Goal » Reproduce each line of the material exactly, minus any picture.

Dataset excerpt »
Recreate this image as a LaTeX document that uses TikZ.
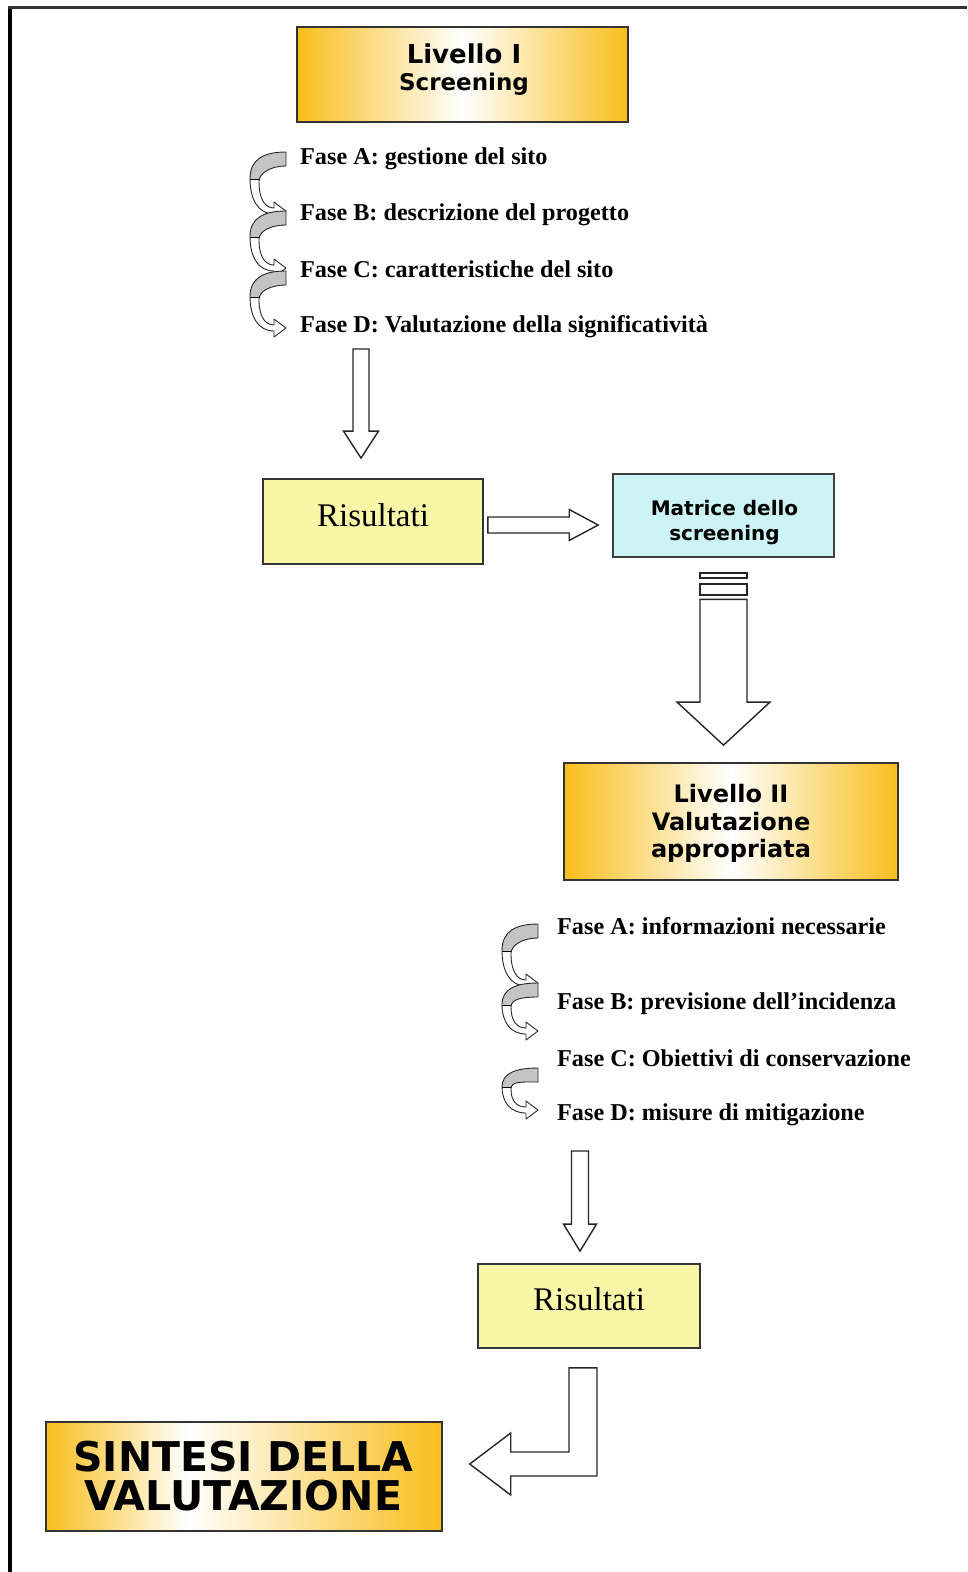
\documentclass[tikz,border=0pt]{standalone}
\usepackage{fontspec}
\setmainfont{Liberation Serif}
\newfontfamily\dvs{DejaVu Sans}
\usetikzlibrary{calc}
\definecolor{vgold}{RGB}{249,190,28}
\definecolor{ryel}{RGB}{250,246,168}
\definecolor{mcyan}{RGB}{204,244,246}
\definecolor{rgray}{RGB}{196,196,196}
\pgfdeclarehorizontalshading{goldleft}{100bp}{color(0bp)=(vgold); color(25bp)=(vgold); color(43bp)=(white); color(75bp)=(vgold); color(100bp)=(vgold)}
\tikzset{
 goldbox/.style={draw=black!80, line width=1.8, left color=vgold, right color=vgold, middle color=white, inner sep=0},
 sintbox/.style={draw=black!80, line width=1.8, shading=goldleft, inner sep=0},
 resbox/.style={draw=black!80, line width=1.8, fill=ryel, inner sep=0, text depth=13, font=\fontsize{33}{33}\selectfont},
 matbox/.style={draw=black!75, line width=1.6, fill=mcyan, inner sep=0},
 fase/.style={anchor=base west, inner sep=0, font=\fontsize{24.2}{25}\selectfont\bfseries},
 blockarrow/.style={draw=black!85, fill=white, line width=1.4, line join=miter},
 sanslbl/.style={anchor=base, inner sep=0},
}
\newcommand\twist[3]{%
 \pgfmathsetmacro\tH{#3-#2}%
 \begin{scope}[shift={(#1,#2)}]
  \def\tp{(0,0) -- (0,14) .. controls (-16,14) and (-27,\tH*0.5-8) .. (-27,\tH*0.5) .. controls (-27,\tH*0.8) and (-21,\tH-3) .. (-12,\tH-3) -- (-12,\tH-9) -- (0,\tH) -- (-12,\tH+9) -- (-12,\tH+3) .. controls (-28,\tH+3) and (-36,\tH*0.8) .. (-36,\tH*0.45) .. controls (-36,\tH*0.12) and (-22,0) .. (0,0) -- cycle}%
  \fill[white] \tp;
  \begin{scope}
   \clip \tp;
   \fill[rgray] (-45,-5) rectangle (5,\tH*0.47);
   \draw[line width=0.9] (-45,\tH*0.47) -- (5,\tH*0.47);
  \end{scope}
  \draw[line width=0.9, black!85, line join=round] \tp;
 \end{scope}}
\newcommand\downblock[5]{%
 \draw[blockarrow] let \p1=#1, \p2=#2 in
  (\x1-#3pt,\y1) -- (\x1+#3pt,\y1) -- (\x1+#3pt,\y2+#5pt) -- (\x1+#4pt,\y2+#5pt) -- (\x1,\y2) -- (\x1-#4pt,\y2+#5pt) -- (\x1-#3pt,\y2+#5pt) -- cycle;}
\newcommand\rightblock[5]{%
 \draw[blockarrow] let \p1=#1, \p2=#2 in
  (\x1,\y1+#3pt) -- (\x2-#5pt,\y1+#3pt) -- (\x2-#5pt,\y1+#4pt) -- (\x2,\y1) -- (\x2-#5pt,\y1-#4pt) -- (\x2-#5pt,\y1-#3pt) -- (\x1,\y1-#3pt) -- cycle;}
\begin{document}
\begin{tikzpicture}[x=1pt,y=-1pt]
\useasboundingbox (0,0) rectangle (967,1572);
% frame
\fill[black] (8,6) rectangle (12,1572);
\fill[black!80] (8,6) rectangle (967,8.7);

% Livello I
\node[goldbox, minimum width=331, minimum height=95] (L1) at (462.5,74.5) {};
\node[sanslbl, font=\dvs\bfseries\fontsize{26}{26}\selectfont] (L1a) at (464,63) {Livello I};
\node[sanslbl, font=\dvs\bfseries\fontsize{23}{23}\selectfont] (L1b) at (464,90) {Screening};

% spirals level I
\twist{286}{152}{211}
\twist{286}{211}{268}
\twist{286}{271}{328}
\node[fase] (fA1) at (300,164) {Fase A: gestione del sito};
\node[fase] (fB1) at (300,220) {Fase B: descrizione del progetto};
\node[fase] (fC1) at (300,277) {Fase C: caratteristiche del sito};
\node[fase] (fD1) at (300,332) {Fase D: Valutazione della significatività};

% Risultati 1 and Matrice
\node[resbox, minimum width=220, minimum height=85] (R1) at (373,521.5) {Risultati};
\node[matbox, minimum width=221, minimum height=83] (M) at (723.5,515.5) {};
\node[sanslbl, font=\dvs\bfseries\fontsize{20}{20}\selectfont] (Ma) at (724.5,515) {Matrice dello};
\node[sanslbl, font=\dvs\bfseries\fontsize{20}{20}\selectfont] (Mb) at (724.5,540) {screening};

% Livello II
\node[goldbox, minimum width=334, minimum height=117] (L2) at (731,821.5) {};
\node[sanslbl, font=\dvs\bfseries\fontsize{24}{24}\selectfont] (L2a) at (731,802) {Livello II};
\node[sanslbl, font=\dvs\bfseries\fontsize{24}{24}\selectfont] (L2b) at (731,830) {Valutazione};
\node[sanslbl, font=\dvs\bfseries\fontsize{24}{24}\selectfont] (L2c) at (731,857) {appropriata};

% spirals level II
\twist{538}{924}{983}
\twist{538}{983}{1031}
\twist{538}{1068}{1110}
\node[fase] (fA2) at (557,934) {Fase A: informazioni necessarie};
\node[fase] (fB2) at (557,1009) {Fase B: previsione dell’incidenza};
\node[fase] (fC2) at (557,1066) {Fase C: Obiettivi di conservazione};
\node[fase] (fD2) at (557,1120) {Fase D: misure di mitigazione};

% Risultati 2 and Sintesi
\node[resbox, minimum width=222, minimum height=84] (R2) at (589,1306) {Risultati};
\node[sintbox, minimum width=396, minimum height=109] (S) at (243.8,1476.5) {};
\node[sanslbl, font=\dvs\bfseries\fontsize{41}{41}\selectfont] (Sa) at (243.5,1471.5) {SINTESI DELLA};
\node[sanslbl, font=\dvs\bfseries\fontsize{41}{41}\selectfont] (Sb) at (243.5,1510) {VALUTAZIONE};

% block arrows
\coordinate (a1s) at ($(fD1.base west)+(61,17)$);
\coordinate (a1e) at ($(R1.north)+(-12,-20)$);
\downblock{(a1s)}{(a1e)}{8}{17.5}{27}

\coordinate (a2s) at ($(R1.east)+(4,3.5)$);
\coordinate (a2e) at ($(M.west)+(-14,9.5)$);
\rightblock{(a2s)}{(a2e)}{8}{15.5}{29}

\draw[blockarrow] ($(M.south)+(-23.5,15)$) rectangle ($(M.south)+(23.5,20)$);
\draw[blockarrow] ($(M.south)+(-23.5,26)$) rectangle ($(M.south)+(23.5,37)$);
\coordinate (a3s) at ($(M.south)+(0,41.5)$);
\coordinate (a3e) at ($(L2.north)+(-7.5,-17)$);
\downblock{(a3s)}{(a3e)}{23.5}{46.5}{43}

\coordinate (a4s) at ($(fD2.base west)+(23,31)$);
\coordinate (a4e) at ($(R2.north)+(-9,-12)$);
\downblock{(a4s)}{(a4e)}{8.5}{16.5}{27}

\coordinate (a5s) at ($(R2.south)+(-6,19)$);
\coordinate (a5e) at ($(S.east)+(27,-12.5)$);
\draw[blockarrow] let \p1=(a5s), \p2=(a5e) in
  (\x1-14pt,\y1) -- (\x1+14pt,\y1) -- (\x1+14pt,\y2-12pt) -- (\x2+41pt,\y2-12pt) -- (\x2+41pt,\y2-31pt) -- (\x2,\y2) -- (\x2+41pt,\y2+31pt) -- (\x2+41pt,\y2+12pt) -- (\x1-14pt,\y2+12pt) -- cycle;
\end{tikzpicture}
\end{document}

Reply »
Recreate this image as a LaTeX document that uses TikZ.
\documentclass[tikz,border=0pt]{standalone}
\usepackage{fontspec}
\setmainfont{Liberation Serif}
\newfontfamily\dvs{DejaVu Sans}
\usetikzlibrary{calc}
\definecolor{vgold}{RGB}{249,190,28}
\definecolor{ryel}{RGB}{250,246,168}
\definecolor{mcyan}{RGB}{204,244,246}
\definecolor{rgray}{RGB}{196,196,196}
\pgfdeclarehorizontalshading{goldleft}{100bp}{color(0bp)=(vgold); color(25bp)=(vgold); color(43bp)=(white); color(75bp)=(vgold); color(100bp)=(vgold)}
\tikzset{
 goldbox/.style={draw=black!80, line width=1.8, left color=vgold, right color=vgold, middle color=white, inner sep=0},
 sintbox/.style={draw=black!80, line width=1.8, shading=goldleft, inner sep=0},
 resbox/.style={draw=black!80, line width=1.8, fill=ryel, inner sep=0, text depth=13, font=\fontsize{33}{33}\selectfont},
 matbox/.style={draw=black!75, line width=1.6, fill=mcyan, inner sep=0},
 fase/.style={anchor=base west, inner sep=0, font=\fontsize{24.2}{25}\selectfont\bfseries},
 blockarrow/.style={draw=black!85, fill=white, line width=1.4, line join=miter},
 sanslbl/.style={anchor=base, inner sep=0},
}
\newcommand\twist[3]{%
 \pgfmathsetmacro\tH{#3-#2}%
 \begin{scope}[shift={(#1,#2)}]
  \def\tp{(0,0) -- (0,14) .. controls (-16,14) and (-27,\tH*0.5-8) .. (-27,\tH*0.5) .. controls (-27,\tH*0.8) and (-21,\tH-3) .. (-12,\tH-3) -- (-12,\tH-9) -- (0,\tH) -- (-12,\tH+9) -- (-12,\tH+3) .. controls (-28,\tH+3) and (-36,\tH*0.8) .. (-36,\tH*0.45) .. controls (-36,\tH*0.12) and (-22,0) .. (0,0) -- cycle}%
  \fill[white] \tp;
  \begin{scope}
   \clip \tp;
   \fill[rgray] (-45,-5) rectangle (5,\tH*0.47);
   \draw[line width=0.9] (-45,\tH*0.47) -- (5,\tH*0.47);
  \end{scope}
  \draw[line width=0.9, black!85, line join=round] \tp;
 \end{scope}}
\newcommand\downblock[5]{%
 \draw[blockarrow] let \p1=#1, \p2=#2 in
  (\x1-#3pt,\y1) -- (\x1+#3pt,\y1) -- (\x1+#3pt,\y2+#5pt) -- (\x1+#4pt,\y2+#5pt) -- (\x1,\y2) -- (\x1-#4pt,\y2+#5pt) -- (\x1-#3pt,\y2+#5pt) -- cycle;}
\newcommand\rightblock[5]{%
 \draw[blockarrow] let \p1=#1, \p2=#2 in
  (\x1,\y1+#3pt) -- (\x2-#5pt,\y1+#3pt) -- (\x2-#5pt,\y1+#4pt) -- (\x2,\y1) -- (\x2-#5pt,\y1-#4pt) -- (\x2-#5pt,\y1-#3pt) -- (\x1,\y1-#3pt) -- cycle;}
\begin{document}
\begin{tikzpicture}[x=1pt,y=-1pt]
\useasboundingbox (0,0) rectangle (967,1572);
% frame
\fill[black] (8,6) rectangle (12,1572);
\fill[black!80] (8,6) rectangle (967,8.7);

% Livello I
\node[goldbox, minimum width=331, minimum height=95] (L1) at (462.5,74.5) {};
\node[sanslbl, font=\dvs\bfseries\fontsize{26}{26}\selectfont] (L1a) at (464,63) {Livello I};
\node[sanslbl, font=\dvs\bfseries\fontsize{23}{23}\selectfont] (L1b) at (464,90) {Screening};

% spirals level I
\twist{286}{152}{211}
\twist{286}{211}{268}
\twist{286}{271}{328}
\node[fase] (fA1) at (300,164) {Fase A: gestione del sito};
\node[fase] (fB1) at (300,220) {Fase B: descrizione del progetto};
\node[fase] (fC1) at (300,277) {Fase C: caratteristiche del sito};
\node[fase] (fD1) at (300,332) {Fase D: Valutazione della significatività};

% Risultati 1 and Matrice
\node[resbox, minimum width=220, minimum height=85] (R1) at (373,521.5) {Risultati};
\node[matbox, minimum width=221, minimum height=83] (M) at (723.5,515.5) {};
\node[sanslbl, font=\dvs\bfseries\fontsize{20}{20}\selectfont] (Ma) at (724.5,515) {Matrice dello};
\node[sanslbl, font=\dvs\bfseries\fontsize{20}{20}\selectfont] (Mb) at (724.5,540) {screening};

% Livello II
\node[goldbox, minimum width=334, minimum height=117] (L2) at (731,821.5) {};
\node[sanslbl, font=\dvs\bfseries\fontsize{24}{24}\selectfont] (L2a) at (731,802) {Livello II};
\node[sanslbl, font=\dvs\bfseries\fontsize{24}{24}\selectfont] (L2b) at (731,830) {Valutazione};
\node[sanslbl, font=\dvs\bfseries\fontsize{24}{24}\selectfont] (L2c) at (731,857) {appropriata};

% spirals level II
\twist{538}{924}{983}
\twist{538}{983}{1031}
\twist{538}{1068}{1110}
\node[fase] (fA2) at (557,934) {Fase A: informazioni necessarie};
\node[fase] (fB2) at (557,1009) {Fase B: previsione dell’incidenza};
\node[fase] (fC2) at (557,1066) {Fase C: Obiettivi di conservazione};
\node[fase] (fD2) at (557,1120) {Fase D: misure di mitigazione};

% Risultati 2 and Sintesi
\node[resbox, minimum width=222, minimum height=84] (R2) at (589,1306) {Risultati};
\node[sintbox, minimum width=396, minimum height=109] (S) at (243.8,1476.5) {};
\node[sanslbl, font=\dvs\bfseries\fontsize{41}{41}\selectfont] (Sa) at (243.5,1471.5) {SINTESI DELLA};
\node[sanslbl, font=\dvs\bfseries\fontsize{41}{41}\selectfont] (Sb) at (243.5,1510) {VALUTAZIONE};

% block arrows
\coordinate (a1s) at ($(fD1.base west)+(61,17)$);
\coordinate (a1e) at ($(R1.north)+(-12,-20)$);
\downblock{(a1s)}{(a1e)}{8}{17.5}{27}

\coordinate (a2s) at ($(R1.east)+(4,3.5)$);
\coordinate (a2e) at ($(M.west)+(-14,9.5)$);
\rightblock{(a2s)}{(a2e)}{8}{15.5}{29}

\draw[blockarrow] ($(M.south)+(-23.5,15)$) rectangle ($(M.south)+(23.5,20)$);
\draw[blockarrow] ($(M.south)+(-23.5,26)$) rectangle ($(M.south)+(23.5,37)$);
\coordinate (a3s) at ($(M.south)+(0,41.5)$);
\coordinate (a3e) at ($(L2.north)+(-7.5,-17)$);
\downblock{(a3s)}{(a3e)}{23.5}{46.5}{43}

\coordinate (a4s) at ($(fD2.base west)+(23,31)$);
\coordinate (a4e) at ($(R2.north)+(-9,-12)$);
\downblock{(a4s)}{(a4e)}{8.5}{16.5}{27}

\coordinate (a5s) at ($(R2.south)+(-6,19)$);
\coordinate (a5e) at ($(S.east)+(27,-12.5)$);
\draw[blockarrow] let \p1=(a5s), \p2=(a5e) in
  (\x1-14pt,\y1) -- (\x1+14pt,\y1) -- (\x1+14pt,\y2-12pt) -- (\x2+41pt,\y2-12pt) -- (\x2+41pt,\y2-31pt) -- (\x2,\y2) -- (\x2+41pt,\y2+31pt) -- (\x2+41pt,\y2+12pt) -- (\x1-14pt,\y2+12pt) -- cycle;
\end{tikzpicture}
\end{document}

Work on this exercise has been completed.